A hunter stumbles upon an already-autopsied body. A former FBI detective is on the case with his partner and goes to a town called London (not the English London). It's an unsophisticated, rough town, seeming to exist and survive because of fracking. 'It's like the Gold Rush of 1849, only on steroids.' Our hero further adds '...the ordinary rules of civilisation don't necessarily apply up here.' And so begins an investigation into the sordid goings on inside a town that attracts a whole host of unsavoury sorts. Plus a secret military base. Must not forget that.
Baldacci creates a complex case with plenty of potential suspects as the investigation takes on many issues, fracking being one of them. The victim has a mysterious past, which no doubt explains why an out-of-town detective team is called in as opposed to the local police force. Her identity, where and why why she died are far-reaching questions that make it virtually impossible for the reader to guess the outcome.

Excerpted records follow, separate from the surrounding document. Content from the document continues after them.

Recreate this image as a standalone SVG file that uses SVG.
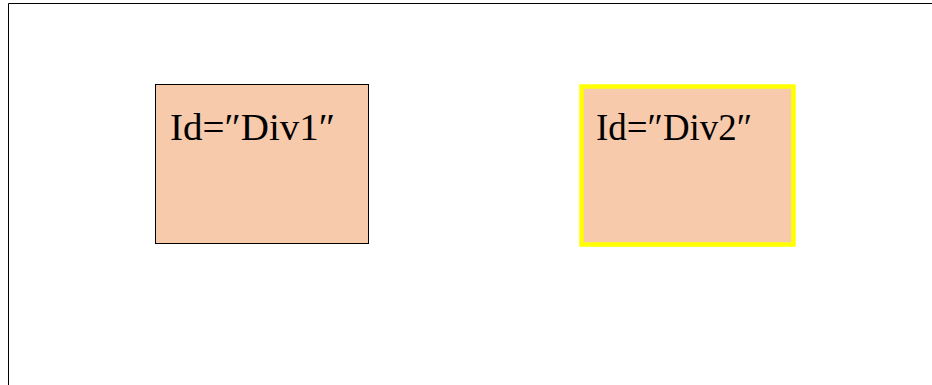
<svg xmlns="http://www.w3.org/2000/svg" width="932" height="385" viewBox="0 0 932 385">
  <style>
    .frame { fill: none; stroke: #000; stroke-width: 1; }
    .box { fill: #F7CAAC; }
    .plain { stroke: #000; stroke-width: 1; }
    .marked { stroke: #FFFF00; stroke-width: 4.5; }
    .label { font-family: "Liberation Serif", "DejaVu Serif", serif; font-size: 38px; fill: #000; }
  </style>
  <rect width="932" height="385" fill="#fff"/>
  <!-- outer frame: top and left edges -->
  <path class="frame" d="M8.5 385 V3.5 H932"/>
  <g id="div1">
    <rect class="box plain" x="155.5" y="84.5" width="213" height="159"/>
    <text class="label" x="170" y="140" textLength="165" lengthAdjust="spacingAndGlyphs">Id=″Div1″</text>
  </g>
  <g id="div2">
    <rect class="box marked" x="581.5" y="86.5" width="212" height="158"/>
    <text class="label" x="596" y="140" textLength="156" lengthAdjust="spacingAndGlyphs">Id=″Div2″</text>
  </g>
  <g id="connectors"/>
</svg>
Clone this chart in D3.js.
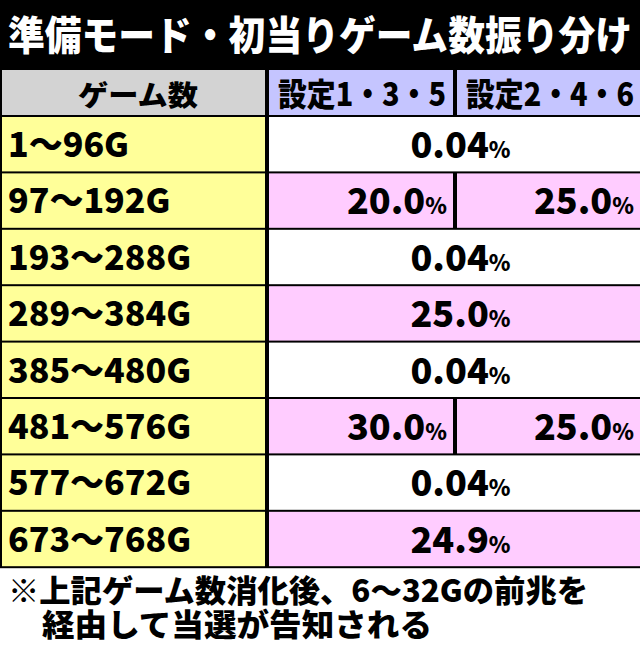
<!DOCTYPE html>
<html><head><meta charset="utf-8">
<script src="https://cdn.jsdelivr.net/npm/d3@7"></script>
<style>body{margin:0;background:#fff}svg{display:block;font-family:"Noto Sans CJK JP";font-weight:900}</style>
</head><body><div id="chart"></div>
<script>
var title = "準備モード・初当りゲーム数振り分け";
var headers = ["ゲーム数", "設定1・3・5", "設定2・4・6"];
var ranges = ["1～96G","97～192G","193～288G","289～384G","385～480G","481～576G","577～672G","673～768G"];
var set135 = ["0.04","20.0","0.04","25.0","0.04","30.0","0.04","24.9"];
var set246 = ["0.04","25.0","0.04","25.0","0.04","25.0","0.04","24.9"];
var note = ["※上記ゲーム数消化後、6～32Gの前兆を", "経由して当選が告知される"];

var W = 640, H = 650, top0 = 68, headH = 47, rowH = 56.4;
var svg = d3.select("#chart").append("svg").attr("width", W).attr("height", H);
svg.append("rect").attr("width", W).attr("height", top0 + headH + rowH * ranges.length + 2).attr("fill", "#000");
svg.append("text").attr("x", 8).attr("y", 50).attr("textLength", 624).attr("lengthAdjust", "spacingAndGlyphs")
  .attr("fill", "#fff").attr("font-size", 40).text(title);

var x = d3.scaleLinear().domain([0, 1, 2, 3]).range([0, 267, 455, 642]);
var y = d3.scaleLinear().domain([0, ranges.length]).range([top0 + headH, top0 + headH + rowH * ranges.length]);
var g = 2;

// header
headers.forEach(function(h, i) {
  svg.append("rect").attr("x", x(i) + g).attr("y", top0 + g).attr("width", x(i + 1) - x(i) - g * 2).attr("height", headH - g)
    .attr("fill", i == 0 ? "#d3d3d3" : "#c5c5ff");
  var t = svg.append("text").attr("x", i == 0 ? 78 : x(i) + 11).attr("y", top0 + 38)
    .attr("font-size", i == 0 ? 28 : 32).text(h);
  if (i > 0) t.attr("textLength", 168).attr("lengthAdjust", "spacingAndGlyphs");
  else t.attr("textLength", 120).attr("lengthAdjust", "spacingAndGlyphs");
});

function pct(t, v, fs) {
  t.append("tspan").attr("font-size", fs).text(v);
  t.append("tspan").attr("font-size", 22).text("%");
}

ranges.forEach(function(r, i) {
  var y0 = y(i), hl = set135[i] !== "0.04";
  var fill = hl ? "#ffccff" : "#fff";
  svg.append("rect").attr("x", g).attr("y", y0 + g).attr("width", x(1) - g * 2).attr("height", rowH - g)
    .attr("fill", "#ffff99");
  svg.append("text").attr("x", 8).attr("y", y0 + 42).attr("font-size", 34).text(r);
  if (set135[i] === set246[i]) {
    svg.append("rect").attr("x", x(1) + g).attr("y", y0 + g).attr("width", x(3) - x(1) - g * 2).attr("height", rowH - g).attr("fill", fill);
    pct(svg.append("text").attr("x", (x(1) + x(3)) / 2 + 6).attr("y", y0 + 43).attr("text-anchor", "middle"), set135[i], 36);
  } else {
    [set135[i], set246[i]].forEach(function(v, j) {
      svg.append("rect").attr("x", x(j + 1) + g).attr("y", y0 + g).attr("width", x(j + 2) - x(j + 1) - g * 2).attr("height", rowH - g).attr("fill", fill);
      pct(svg.append("text").attr("x", x(j + 2) - 8).attr("y", y0 + 43).attr("text-anchor", "end"), v, 36);
    });
  }
});

var noteX = [8, 42], noteW = [580, 390];
note.forEach(function(n, i) {
  svg.append("text").attr("x", noteX[i]).attr("y", 602 + i * 34).attr("font-size", 31)
    .attr("textLength", noteW[i]).attr("lengthAdjust", "spacingAndGlyphs").text(n);
});
</script></body></html>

The plot is made clearer by the uncluttered and adjective-free narrative, so it is easy to follow. There are a few outdated tropes such as the strong, cold, lantern-jawed men and every woman being measured by her level of attractiveness, but generally the characters are quite well drawn. A clever technique is that he includes a couple of characters from his other books (and series) so adding that extra depth and hook. The dialogue is direct and plentiful; action and pace just right.
A great addition to the series of detective books. This story is much more than a simple whodunnit demonstrating the skill of the author, which in turn is reflected in David Baldacci's successful career.